Aujourd’hui, sur quinze hectares, dont deux tiers en location, il produit 80 % de fruits. ©ME-AD26
Impossible d’investir davantage pour l’agriculteur, il doit encore rembourser des crédits sur ses dernières acquisitions de terres et de matériels. Pour s’en sortir, il s’est diversifié. « Nous sommes passés de l’abricot à la pêche. Toujours à contre-pied. En 2010, les gens nous traitaient de fous lorsque nous nous sommes lancés dans la pêche. C’était l’époque de la prime à l’arrachage », raconte Juan Carlos Asencio.
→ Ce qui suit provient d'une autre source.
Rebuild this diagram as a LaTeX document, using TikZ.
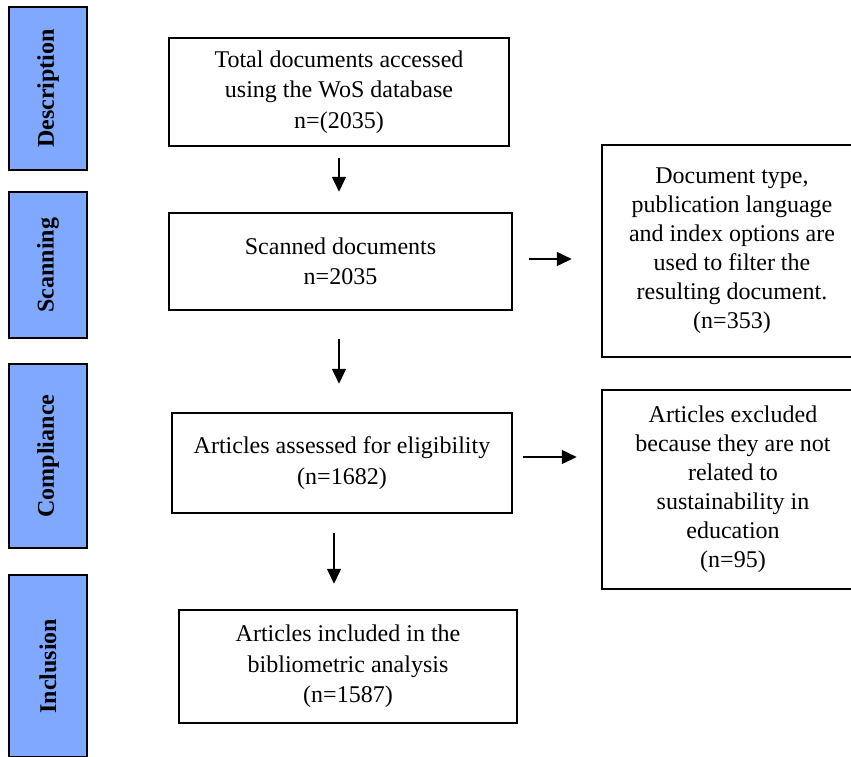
\documentclass[tikz,border=0pt]{standalone}
\usepackage{fontspec}
\setmainfont{Liberation Serif}
\usetikzlibrary{arrows.meta}
\definecolor{barblue}{RGB}{128,168,255}
\begin{document}
\begin{tikzpicture}[x=1pt,y=-1pt,
  bar/.style={draw=black, line width=2pt, fill=barblue, rotate=90, minimum height=78pt, inner sep=0pt, font=\fontsize{24}{30}\selectfont\bfseries},
  mainbox/.style={draw=black, line width=2.5pt, align=center, inner sep=0pt, font=\fontsize{24}{30.5}\selectfont},
  sidebox/.style={draw=black, line width=2.5pt, align=center, inner sep=0pt, font=\fontsize{24}{29}\selectfont},
  arr/.style={line width=1.4pt, -{Triangle[length=15pt,width=14pt]}}]
\useasboundingbox (0,0) rectangle (851,756);
\clip (0,0) rectangle (851,756);
% stage bars
\node[bar, minimum width=163pt] (desc) at (48,88.5) {Description};
\node[bar, minimum width=146pt] (scan) at (48,265) {Scanning};
\node[bar, minimum width=184pt] (comp) at (48,456) {Compliance};
\node[bar, minimum width=182pt] (incl) at (48,666) {Inclusion};
% main boxes
\node[mainbox, minimum width=340pt, minimum height=108pt] (b1) at (339,92)
  {Total documents accessed\\using the WoS database\\n=(2035)};
\node[mainbox, minimum width=343pt, minimum height=97pt] (b2) at (340.5,261.5)
  {Scanned documents\\n=2035};
\node[mainbox, minimum width=340pt, minimum height=100pt] (b3) at (342,463)
  {Articles assessed for eligibility\\(n=1682)};
\node[mainbox, minimum width=338pt, minimum height=113pt] (b4) at (348,666.5)
  {Articles included in the\\bibliometric analysis\\(n=1587)};
% side boxes
\node[sidebox, minimum width=260pt, minimum height=212pt] (r1) at (732,251)
  {Document type,\\publication language\\and index options are\\used to filter the\\resulting document.\\(n=353)};
\node[sidebox, minimum width=262pt, minimum height=199pt] (r2) at (733,489.5)
  {Articles excluded\\because they are not\\related to\\sustainability in\\education\\(n=95)};
% helper coordinates
\coordinate (v1) at (339,0);
\coordinate (v3) at (334,0);
\coordinate (h1) at (0,259);
\coordinate (h2) at (0,457);
% arrows
\draw[arr, shorten <=11pt, shorten >=20pt] (b1.south -| v1) -- (b2.north -| v1);
\draw[arr, shorten <=28pt, shorten >=28pt] (b2.south -| v1) -- (b3.north -| v1);
\draw[arr, shorten <=19pt, shorten >=25pt] (b3.south -| v3) -- (b4.north -| v3);
\draw[arr, shorten <=16pt, shorten >=29pt] (b2.east |- h1) -- (r1.west |- h1);
\draw[arr, shorten <=10pt, shorten >=24pt] (b3.east |- h2) -- (r2.west |- h2);
\end{tikzpicture}
\end{document}
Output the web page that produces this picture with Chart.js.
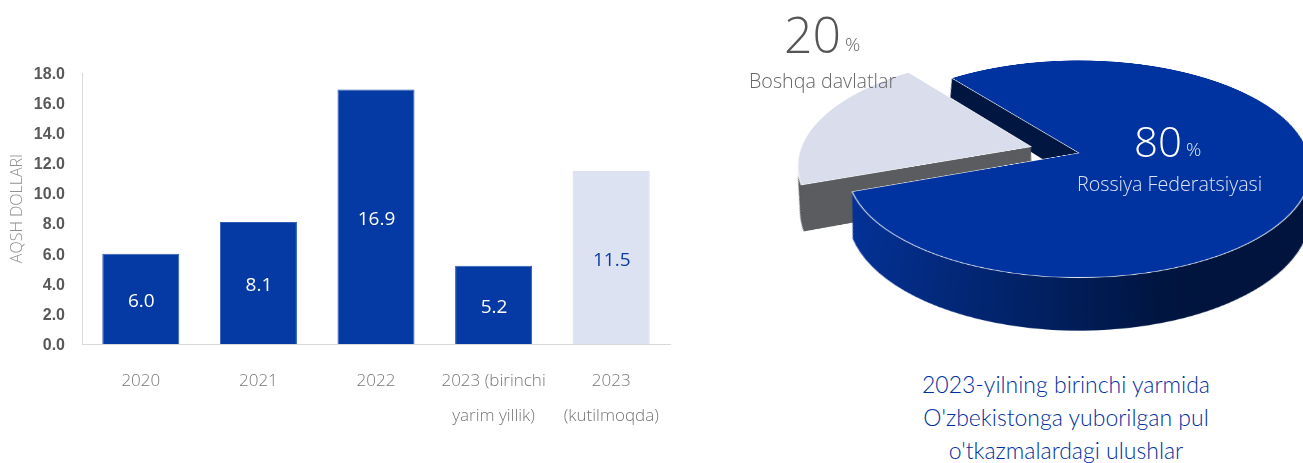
<!DOCTYPE html>
<html>
<head>
<meta charset="utf-8">
<script src="https://cdn.jsdelivr.net/npm/chart.js@4/dist/chart.umd.min.js"></script>
<style>
html,body{margin:0;padding:0;background:#fff;width:1303px;height:463px;overflow:hidden}
#stage{position:relative;width:1303px;height:463px;overflow:hidden}
#bar{position:absolute;left:0;top:0}
#pie{position:absolute;left:749px;top:-177px;transform-origin:50% 50%;transform:perspective(1388px) rotateX(62.4deg)}
.t{position:absolute;white-space:nowrap;font-family:"Open Sans",sans-serif;font-weight:300;line-height:1}
#title{position:absolute;left:866px;width:400px;top:368px;text-align:center;font-family:Lato,sans-serif;font-weight:300;font-size:23px;line-height:33px;color:#00309f}
</style>
</head>
<body>
<div id="stage">
<canvas id="bar" width="690" height="463"></canvas>
<canvas id="pie" width="660" height="660"></canvas>
<div class="t" id="p20" style="left:784px;top:9px;font-size:50px;color:#555">20</div>
<div class="t" id="p20s" style="left:845px;top:35px;font-size:19px;color:#666">%</div>
<div class="t" id="l20" style="left:749px;top:71px;font-size:19.7px;color:#666"></div>
<div class="t" id="p80" style="left:1134px;top:120px;font-size:42px;color:#fff">80</div>
<div class="t" id="p80s" style="left:1186px;top:140px;font-size:19px;color:#e4e9f6">%</div>
<div class="t" id="l80" style="left:1077px;top:174px;font-size:19.7px;color:#dce3f3"></div>
<div id="title"></div>
</div>
<script>
const categories = [["2020"],["2021"],["2022"],["2023 (birinchi","yarim yillik)"],["2023","(kutilmoqda)"]];
const values = [6.0,8.1,16.9,5.2,11.5];
const barColors = ["#0539a3","#0539a3","#0539a3","#0539a3","#dde2f3"];
const labelColors = ["#ffffff","#ffffff","#ffffff","#ffffff","#0b3aa6"];
const yAxisTitle = "AQSH DOLLARI";
const shareLabels = ["Rossiya Federatsiyasi","Boshqa davlatlar"];
const shareValues = [80,20];
const shareColors = ["#0033a0","#d9ddec"];
const titleLines = ["2023-yilning birinchi yarmida","O'zbekistonga yuborilgan pul","o'tkazmalardagi ulushlar"];

document.getElementById('l80').textContent = shareLabels[0];
document.getElementById('l20').textContent = shareLabels[1];
document.getElementById('p80').textContent = shareValues[0];
document.getElementById('p20').textContent = shareValues[1];
document.getElementById('title').innerHTML = titleLines.join('<br>');

const barLabels = {
  id:'barLabels',
  afterDatasetsDraw(chart){
    const ctx = chart.ctx, meta = chart.getDatasetMeta(0);
    ctx.save();
    ctx.font = '400 19px "Open Sans"';
    ctx.textAlign='center'; ctx.textBaseline='middle';
    meta.data.forEach((b,i)=>{
      ctx.fillStyle = labelColors[i];
      ctx.fillText(values[i].toFixed(1), b.x+0.5, (b.y+b.base)/2+3);
    });
    ctx.restore();
  }
};

new Chart(document.getElementById('bar'),{
  type:'bar',
  data:{labels:categories,datasets:[{data:values,backgroundColor:barColors,borderColor:["#2f5cb5","#2f5cb5","#2f5cb5","#2f5cb5","#d6d9e6"],borderWidth:1,categoryPercentage:1,barPercentage:0.655}]},
  plugins:[barLabels],
  options:{
    responsive:false,animation:false,
    layout:{padding:{top:73,right:20,bottom:0,left:0}},
    plugins:{legend:{display:false},tooltip:{enabled:false}},
    scales:{
      x:{
        grid:{display:false,drawTicks:false},
        border:{color:'#d9d9d9',width:1},
        ticks:{color:'#777777',font:{family:'"Open Sans"',size:17,weight:'300',lineHeight:2.06},padding:20,maxRotation:0,autoSkip:false},
        afterFit(s){s.height=119;}
      },
      y:{
        min:0,max:18,
        grid:{display:false,drawTicks:false},
        border:{color:'#d9d9d9',width:1},
        ticks:{stepSize:2,padding:17,labelOffset:1.5,color:'#595959',font:{family:'"Liberation Sans"',size:16,weight:'bold'},callback:v=>Number(v).toFixed(1)},
        title:{display:true,text:yAxisTitle,color:'#8f8f8f',font:{family:'"Open Sans"',size:16,weight:'300'},padding:{top:8,bottom:0}},
        afterFit(s){s.width=82;}
      }
    }
  }
});

const extrude = {
  id:'extrude',
  beforeDatasetsDraw(chart){
    const ctx = chart.ctx, arcs = chart.getDatasetMeta(0).data;
    const main = arcs[0], side = arcs[1];
    const cx = main.x, cy = main.y;
    const grad = ctx.createLinearGradient(100,0,660,0);
    grad.addColorStop(0,'#04339a');
    grad.addColorStop(0.27,'#03256f');
    grad.addColorStop(0.55,'#00153f');
    grad.addColorStop(1,'#00143c');
    const stack = (arc,fill,depth,kx,ky)=>{
      const o = arc.options;
      arc.options = Object.assign(Object.create(o),{backgroundColor:fill,borderColor:fill,borderWidth:0});
      for(let s=1;s<=depth;s++){
        const t=s/depth;
        ctx.save();
        ctx.translate(cx,cy+depth*t);
        ctx.scale(1-kx*t,1+ky*t);
        ctx.translate(-cx,-cy);
        arc.draw(ctx);
        ctx.restore();
      }
      arc.options = o;
    };
    const a = main.endAngle, dx = Math.cos(a), dy = Math.sin(a);
    const clipSide = (dir)=>{
      ctx.beginPath();
      ctx.moveTo(cx+dx*2000,cy+dy*2000);
      ctx.lineTo(cx-dx*2000,cy-dy*2000);
      ctx.lineTo(cx-dx*2000,cy+dir*3000);
      ctx.lineTo(cx+dx*2000,cy+dir*3000);
      ctx.closePath();
      ctx.clip();
    };
    // inner wall behind the notch
    ctx.save();
    clipSide(-1);
    stack(main,'#011640',60,0.02,0);
    ctx.restore();
    stack(side,'#5a5c60',90,0.066,-0.05);
    // front of the main slice sits before the grey wall
    ctx.save();
    clipSide(1);
    stack(main,grad,90,0.06,-0.05);
    ctx.restore();
  }
};

new Chart(document.getElementById('pie'),{
  type:'pie',
  data:{labels:shareLabels,datasets:[{data:shareValues,backgroundColor:shareColors,borderColor:'#ffffff',borderWidth:1,offset:[0,200]}]},
  plugins:[extrude],
  options:{
    responsive:false,animation:false,devicePixelRatio:2,
    rotation:-38.2,
    layout:{padding:0},
    plugins:{legend:{display:false},tooltip:{enabled:false}},
    events:[]
  }
});
</script>
</body>
</html>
Pour lui, la veille sanitaire fait partie de ce métier qui lui apporte de « l’autonomie et de la liberté ». Aujourd’hui, sur quinze hectares, dont deux tiers en location, il produit 80 % de fruits. Le gros de son activité reste en été avec près de 80 tonnes de pêches, abricots et nectarines qu’il vend à des grossistes ou aux GMS. Durant cette période, il a recours aux travailleurs saisonniers, une main-d’œuvre de plus en plus difficile à trouver car « la récolte se fait de plus en plus tôt ». Depuis 2019, l’agriculteur cultive aussi des légumes de saison qu’il vend en direct. L’exploitation, qui fonctionne sans herbicide et glyphosate, est labellisée Haute valeur environnementale.
Morgane Eymin
La vente directe à la ferme
L'arboriculteur organise un marché de Noël vendredi 13 décembre sur son exploitation. ©JCA
Juan Carlos Asencio organise des marchés sur son exploitation depuis 2016. Le point de vente sur la ferme est ouvert toute l’année, les vendredis et samedis. « Il y a une demande, les gens veulent du local », rapporte ce dernier. D’avril à décembre, chaque deuxième vendredi du mois, il accueille une douzaine de producteurs et d’artisans en fin de journée. Des rendez-vous, parfois ponctués d’animations musicales, qui peuvent rassembler jusqu’à 700 visiteurs. Le 13 décembre, l’arboriculteur organise un marché de Noël. L’occasion pour Juan Carlos Asencio de se « diversifier et de créer du lien social ». En parallèle, il est aussi présent sur la marché de la place Saint-Jean à Valence, les mardis soir. Enfin, depuis 2020, le producteur fait partie du réseau Bienvenue à la ferme et depuis 2023 au réseau de Ferme en ferme.